“The story gets stranger and sadder and darker than you could imagine”

The Body Next Door

The Body Next Door, Sky Documentaries

“The Body Next Door could have been concocted in a lab with me in mind as its ideal viewer – but there’s plenty in there for people less rabidly interested in human weirdness than I. Combining the claustrophobia of a hermetic small town with a family mystery spanning generations, and the thrill of hearsay with rigorous investigation, the series’ first episode set a sky-high bar in a genre where freshness can feel rare as a hen’s dental records.”
Emily Watkins, The i

“Generally, good true-crime TV requires three things: pace, clarity and some moral boundaries. This addictively watchable three-parter is certainly pacy – the case itself is so convoluted, surprising and sweeping (it traverses the globe, and five decades) that there’s no need for any infuriatingly glacial recapping or other filler.”
Rachael Aroesti, The Guardian

“Episode one seems a tad slow, stretching things out with comments from residents. But pay attention, because some of what they say proves important later on. By episode two, you can see why the film-makers were drawn to this story: solving the mystery involves an unexpected detour and a shocking, desperately sad case of child abandonment.”
Anita Singh, The Telegraph

“The story gets stranger and sadder and darker than you could imagine. If it were a novel it would seem too far-fetched.”
Carol Midgley, The Times

Elizabeth Taylor: The Lost Tapes, Sky Documentaries

“However partial, and however little new material it has to offer, even for the amateur fan like me, the film remains a heady treat.
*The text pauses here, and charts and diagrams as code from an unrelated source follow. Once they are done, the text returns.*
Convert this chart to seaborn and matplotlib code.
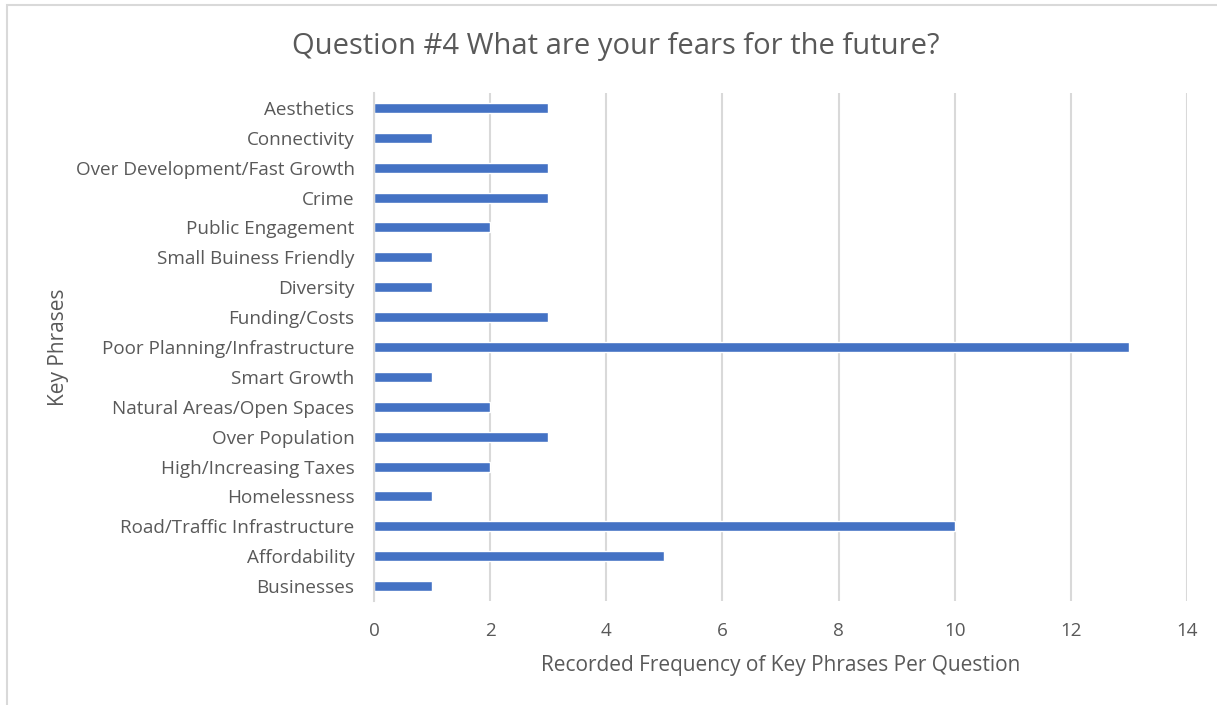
"""Horizontal bar chart of key phrases for survey question #4."""

import matplotlib.pyplot as plt
import matplotlib.patches as mpatches
import pandas as pd
import seaborn as sns

phrases = [
    'Aesthetics', 'Connectivity', 'Over Development/Fast Growth', 'Crime',
    'Public Engagement', 'Small Buiness Friendly', 'Diversity', 'Funding/Costs',
    'Poor Planning/Infrastructure', 'Smart Growth', 'Natural Areas/Open Spaces',
    'Over Population', 'High/Increasing Taxes', 'Homelessness',
    'Road/Traffic Infrastructure', 'Affordability', 'Businesses',
]
counts = [3, 1, 3, 3, 2, 1, 1, 3, 13, 1, 2, 3, 2, 1, 10, 5, 1]
x_ticks = [0, 2, 4, 6, 8, 10, 12, 14]

df = pd.DataFrame({'Phrase': phrases, 'Count': counts})

sns.set_style('white')
plt.rcParams['font.family'] = ['Open Sans', 'DejaVu Sans']

text_grey = '#595959'
grid_grey = '#d9d9d9'

fig = plt.figure(figsize=(12.17, 7.05), dpi=100)
ax = fig.add_axes([0.3073, 0.1475, 0.6681, 0.7206])

sns.barplot(data=df, x='Count', y='Phrase', orient='h', color='#4472C4',
            width=0.335, saturation=1, ax=ax)

ax.set_xlim(0, 14)
ax.set_ylim(len(phrases) - 0.5, -0.5)
ax.set_xticks(x_ticks)
ax.xaxis.grid(True, color=grid_grey, linewidth=1.5)
ax.set_axisbelow(True)
for side in ['top', 'right', 'bottom']:
    ax.spines[side].set_visible(False)
ax.spines['left'].set_color(grid_grey)
ax.spines['left'].set_linewidth(1.5)
ax.tick_params(axis='both', length=0, labelsize=13.6, colors=text_grey)
ax.tick_params(axis='y', pad=14)
ax.tick_params(axis='x', pad=15)

ax.set_xlabel('Recorded Frequency of Key Phrases Per Question', fontsize=15,
              color=text_grey, labelpad=11)
ax.set_ylabel('Key Phrases', fontsize=15, color=text_grey)
ax.yaxis.set_label_coords(-0.375, 0.5)

fig.suptitle('Question #4 What are your fears for the future?', fontsize=21,
             color=text_grey, y=0.955, x=0.506)

# light frame round the chart like the original export
frame = mpatches.Rectangle((7 / 1217, -0.1), 1.2, 1 - 5 / 705 + 0.1,
                           transform=fig.transFigure, fill=False,
                           edgecolor=grid_grey, linewidth=1.5)
fig.patches.append(frame)

fig.savefig('out.png', dpi=100)
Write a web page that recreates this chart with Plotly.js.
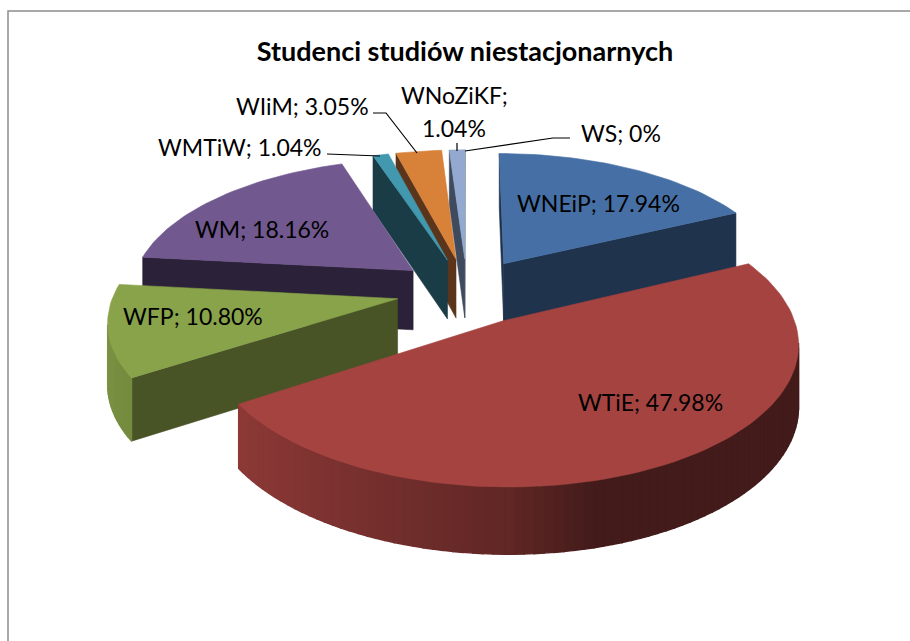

Because it is about Elizabeth Taylor. They don’t make them like they used to – and they probably never will again.”
Lucy Mangan, The Guardian

“Taylor was the real deal. The prospect of merely listening to Elizabeth Taylor seems to miss the point of her. We want to see her smouldering on film, or gaze into those eyes. Luckily, the film-makers know this. So the tapes – recordings of her 1964 interview sessions with her biographer, Richard Meryman – play out while we’re lavished with clips from Taylor’s films and newsreel of her looking fabulous.”